Slide Show Land has been shown at Hugo Michell Gallery in Adelaide. For this exhibition I have combined the slide show collections with the common place furniture where outdated technology is often housed; at the back and bottom of cupboards. A group of 1970’s veneer cupboards have been pulled apart and rebuilt into objects resembling giant trophies combining similar iconography whose function it is to record past achievements as well as a parallel concern in my art practice. Each cupboard houses within them a slide projector and a screen on which the slides are projected via a timer creating a mini travelling/portable and self contained slide museum.

Slide Show Land at Hugo Michell Gallery in Adelaide (Sept 6 - Oct 6 2012) chooses 3 collections.

1. Slide Show Land 1948
(20 slides) shows a Catholic family with two daughters between the ages of 4-10 years. The father was the photographer as he is only seen in 1 or 2 images the slides begin with pictures of a mother and two daughters posing for portraits in front of the Christmas tree. A few years later the sisters pose in a glow of purity individually or gathered in a small group of other girls on what is ther their First Holy Communion in the Catholic Church.

2. Slide Show Land 1970
(40 slides) tell the story of a house christmas party where the guests appear to get rather drunk in a sequence of 40 photographs we see the lady in the blue dress, laugh, dance, plonk on peoples laps before raising her glass to the camera.

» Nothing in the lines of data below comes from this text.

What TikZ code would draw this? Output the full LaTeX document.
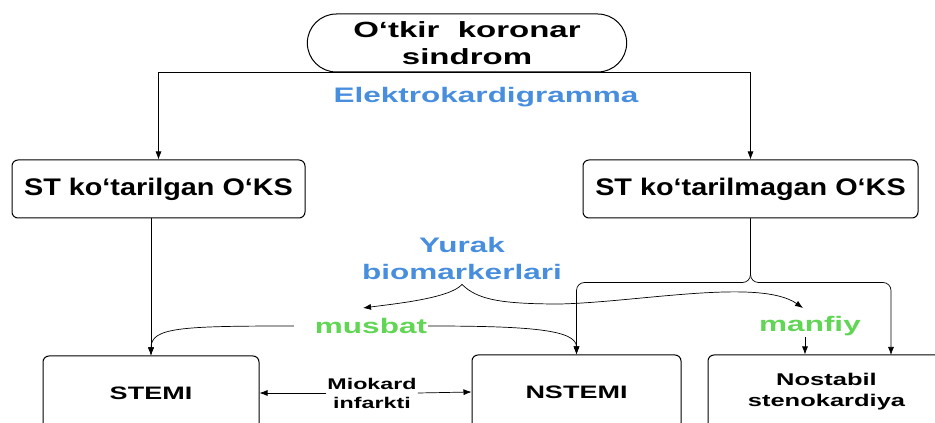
\documentclass[tikz,border=0pt]{standalone}
\usepackage{fontspec}
\setmainfont{Liberation Sans}
\newfontfamily\wfont[FakeStretch=1.5]{Liberation Sans}
\newfontfamily\nfont[FakeStretch=1.2]{Liberation Sans}
\usetikzlibrary{arrows.meta,shapes.misc}
\definecolor{ekgblue}{RGB}{72,142,222}
\definecolor{mgreen}{RGB}{96,214,84}
\tikzstyle{line} = [draw, line width=0.7pt, -{Latex[length=8pt,width=6pt]}]
\tikzstyle{box} = [draw, line width=1pt, rounded corners=6pt, inner sep=0pt, align=center]
\tikzstyle{signtext} = [inner sep=1pt, align=center, font=\wfont\bfseries\fontsize{21}{27}\selectfont]

\begin{document}
\begin{tikzpicture}[x=1pt,y=1pt]
		\useasboundingbox (0,0) rectangle (935,423);
		\clip (0,0) rectangle (935,423);
		
		%boxes
		\node[draw, line width=1pt, rounded rectangle, minimum width=326pt, minimum height=58pt, align=center, font=\wfont\bfseries\fontsize{22}{27}\selectfont](aks) at (467,380) {O‘tkir\ \ koronar\\sindrom};
		\node[box, minimum width=293pt, minimum height=58pt, font=\nfont\bfseries\fontsize{24}{28}\selectfont](stl) at (158.5,234) {ST ko‘tarilgan O‘KS};
		\node[box, minimum width=335pt, minimum height=58pt, font=\nfont\bfseries\fontsize{24}{28}\selectfont](str) at (750.5,234) {ST ko‘tarilmagan O‘KS};
		\node[box, minimum width=216pt, minimum height=74pt, font=\wfont\bfseries\fontsize{18}{22}\selectfont](stemi) at (151,30) {STEMI};
		\node[box, minimum width=209pt, minimum height=74pt, font=\wfont\bfseries\fontsize{18}{22}\selectfont](nstemi) at (576.5,31) {NSTEMI};
		\node[box, minimum width=237pt, minimum height=74pt, font=\wfont\bfseries\fontsize{17}{21}\selectfont](nost) at (826.5,31) {Nostabil\\stenokardiya};
		%labels
		\node[signtext, text=ekgblue](ekg) at (486,326) {Elektrokardigramma};
		\node[signtext, text=ekgblue](bio) at (462,165) {Yurak\\biomarkerlari};
		\node[signtext, text=mgreen](mus) at (371,97) {musbat};
		\node[signtext, text=mgreen](mf) at (810,97) {manfiy};
		\node[inner sep=1pt, align=center, font=\wfont\bfseries\fontsize{15.5}{19}\selectfont](mio) at (372,30) {Miokard\\infarkti};
		%ends
		\coordinate (musin) at (363,115);
		\coordinate (mfin) at (803,115);
		\coordinate (nostin) at (891,68);
		\coordinate (brace) at ([yshift=-64pt]str.south);
		
		%arrows
		\draw[line] (aks.south) -| (stl.north);
		\draw[line] (aks.south) -| (str.north);
		\draw[line] (stl.south -| stemi.north) -- (stemi.north);
		\draw[line, rounded corners=8pt] (str.south) -- (brace) -| (nstemi.north);
		\draw[line, rounded corners=8pt] (str.south) -- (brace) -| (nostin);
		\draw[line] ([yshift=-4pt]bio.south) .. controls +(-12,-14) and +(30,4) .. (musin);
		\draw[line] ([yshift=-4pt]bio.south) .. controls +(15,-15) and (500,119) .. (560,119) .. controls (640,121) and (760,145) .. (mfin);
		\draw[line] ([xshift=-20pt]mus.west) .. controls +(-114,0) and +(0,28) .. (stemi.north);
		\draw[line] (mus.east) .. controls +(100,0) and +(0,25) .. (nstemi.north);
		\draw[line] ([xshift=-5pt]mf.south) -- ([xshift=-5pt]mf.south |- nost.north);
		\draw[line] (mio.west) -- (stemi.east);
		\draw[line] (mio.east) -- (nstemi.west);
		\end{tikzpicture}
\end{document}
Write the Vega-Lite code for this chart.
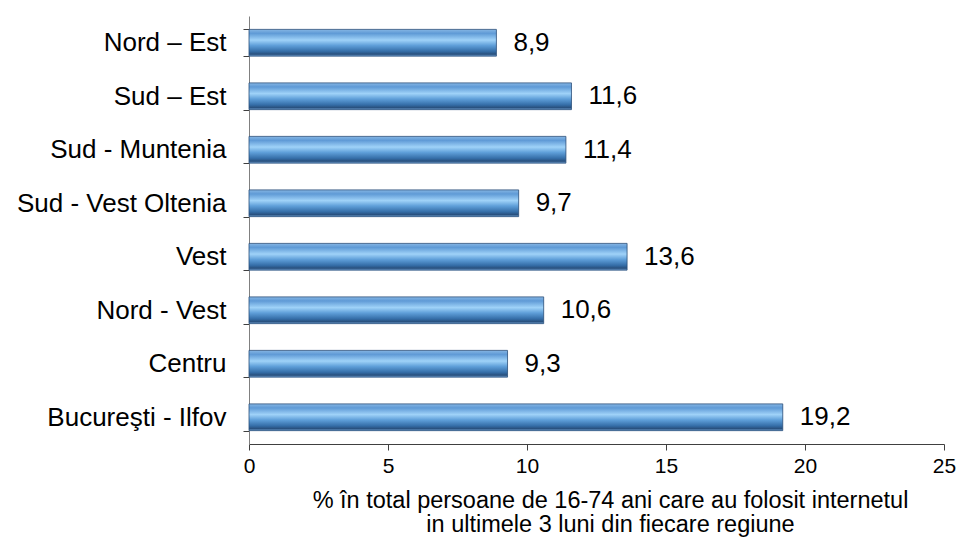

3. Slide Show Land Dorothy and Jack
(2 carousels 80 slides each) One carousel is filled with slides of a dinner table, always set for two where elaborate and hearty meals are displayed - they mark special occassions as the notes on the slides record - St Patricks Day, Thanksgiving, Christmas and so on. The second carousel is filled with images of Jack who was an outdoors man and horse rider, each image seems to depict an idealistic vision of a lone cowboy. The dual projection creates pairs of images; interiors and domestic settings and outdoor heroic male cowboy a distinctly male female version of events. In this collection it was the wife Dorothy who was the photographer and she meticuously wrote exposures and details on every single slide which date from 1940s to the mid 1970’s. As she was the photographer she became invisible in the outdoor shots of her husband Jack and from writing on the slides seem to suggest that it may have been Jack who was the ‘cook’ of their house, further disrupting nostalgic gendered ideals depicted in these images.